An even simpler rule of the thumb is, if your deck has a reasonable curve and peaks at five mana (i.e. only a few 5-mana cards), run 25 lands. If it peaks at four mana, run 24 lands. If it peaks at three mana, run 22 lands.

Note that in addition to sheer land count, you'll also need to take into consideration color requirements.


It totally depends on the mana curve in your actual deck. A good starting point is 33-40% lands for most Constructed decks. For Limited, you typically want a little more, 40-45%. That being said, there will of course always be decks that require more or fewer lands, and without testing, a definite number is hard to pin down.

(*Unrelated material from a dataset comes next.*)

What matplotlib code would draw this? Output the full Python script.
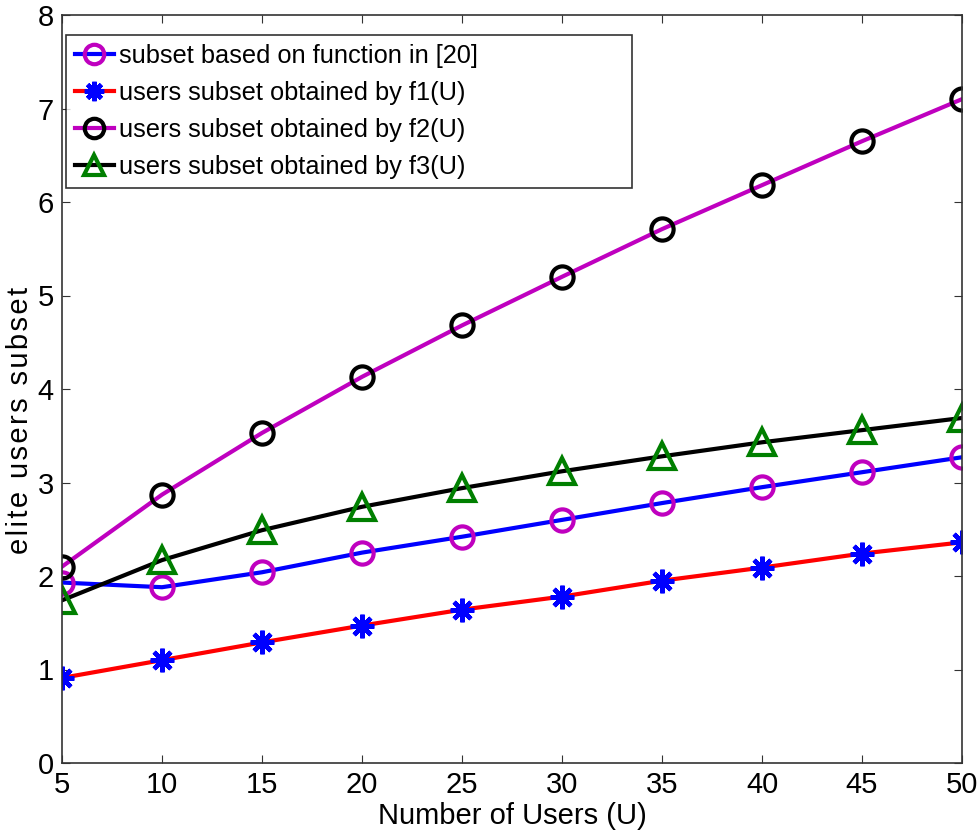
import numpy as np
import matplotlib.pyplot as plt

plt.rcParams['font.family'] = ['Liberation Sans', 'DejaVu Sans']

users = [5, 10, 15, 20, 25, 30, 35, 40, 45, 50]
ref20 = [1.93, 1.88, 2.04, 2.25, 2.42, 2.60, 2.78, 2.95, 3.11, 3.27]
f1 = [0.91, 1.10, 1.29, 1.47, 1.64, 1.78, 1.95, 2.09, 2.24, 2.36]
f2 = [2.10, 2.87, 3.53, 4.13, 4.68, 5.20, 5.71, 6.18, 6.65, 7.10]
f3 = [1.74, 2.17, 2.49, 2.74, 2.94, 3.12, 3.28, 3.43, 3.56, 3.69]
labels = ["subset based on function in [20]",
          "users subset obtained by f1(U)",
          "users subset obtained by f2(U)",
          "users subset obtained by f3(U)"]


def main():
	fig = plt.figure(figsize=(9.8, 8.36), dpi=100)
	ax = fig.add_axes([62/980, 1-763/836, 900/980, 748/836])
	lw = 3
	ax.plot(users, ref20, '-o', color='b', lw=lw, mec='#bf00bf', mfc='none', ms=16, mew=3, label=labels[0])
	ax.plot(users, f1, '-', marker=(8, 2, 0), color='r', lw=lw, mec='b', mfc='b', ms=17, mew=3.2, label=labels[1])
	ax.plot(users, f2, '-o', color='#bf00bf', lw=lw, mec='k', mfc='none', ms=16, mew=3, label=labels[2])
	ax.plot(users, f3, '-^', color='k', lw=lw, mec='#007f00', mfc='none', ms=19, mew=3, label=labels[3])

	ax.set_xlim(5, 50)
	ax.set_ylim(0, 8)
	ax.set_xticks(users)
	ax.set_yticks(range(9))
	ax.tick_params(direction='in', top=True, right=True, length=6, labelsize=21, pad=6, color='#333333')
	for s in ax.spines.values():
		s.set_linewidth(1.2)
		s.set_color('#333333')
	ax.set_xlabel("Number of Users (U)", fontsize=21, labelpad=2)
	# the original label is drawn with wide letter spacing
	ylab = "\u200a".join("elite users subset")
	ax.set_ylabel(ylab, fontsize=21)
	ax.yaxis.set_label_coords(-0.031, 0.458)

	leg = ax.legend(loc='upper left', bbox_to_anchor=(4/900, 0, 566/900, 0.9733), mode='expand',
		fontsize=18.3, frameon=True, fancybox=False, edgecolor='k',
		handlelength=1.5, handletextpad=0.2, borderpad=0.37,
		labelspacing=0.5, borderaxespad=0)
	leg.get_frame().set_linewidth(1.2)
	for h in leg.legend_handles:
		h.set_markersize(14)

	fig.savefig("out.png", dpi=100)


if __name__ == '__main__':
	main()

  • Why more lands in Limited?
    – Alex P
    Commented Jun 13, 2012 at 18:58
  • 1
    Limited decks have a lower overall quality of spells, and the power cards in the deck tend to be more expensive: 4-6 mana instead of 2 or 3. So it's more important to hit the first 4-5 land drops consistently than it is in a low-curve constructed deck. Plus, if you miss land drops early, it's easy to fall behind in board position, and the kinds of cards that let you recover from those situations are in very short supply in Limited. Better to avoid getting behind at all, and drawing enough land is a key component of doing so.
    – David Z
    Commented Jun 13, 2012 at 19:39
  • @DavidZaslavsky If you fail to draw gas, though, you also fall behind on board position. That's the perennial struggle. :) I see what you mean, though, from an aggro perspective: most Limited aggro decks are "crappy midrange" by Constructed standards, and run the commensurate amount of lands. Looking at the ramp and control archetypes, though, I think the trend is reversed.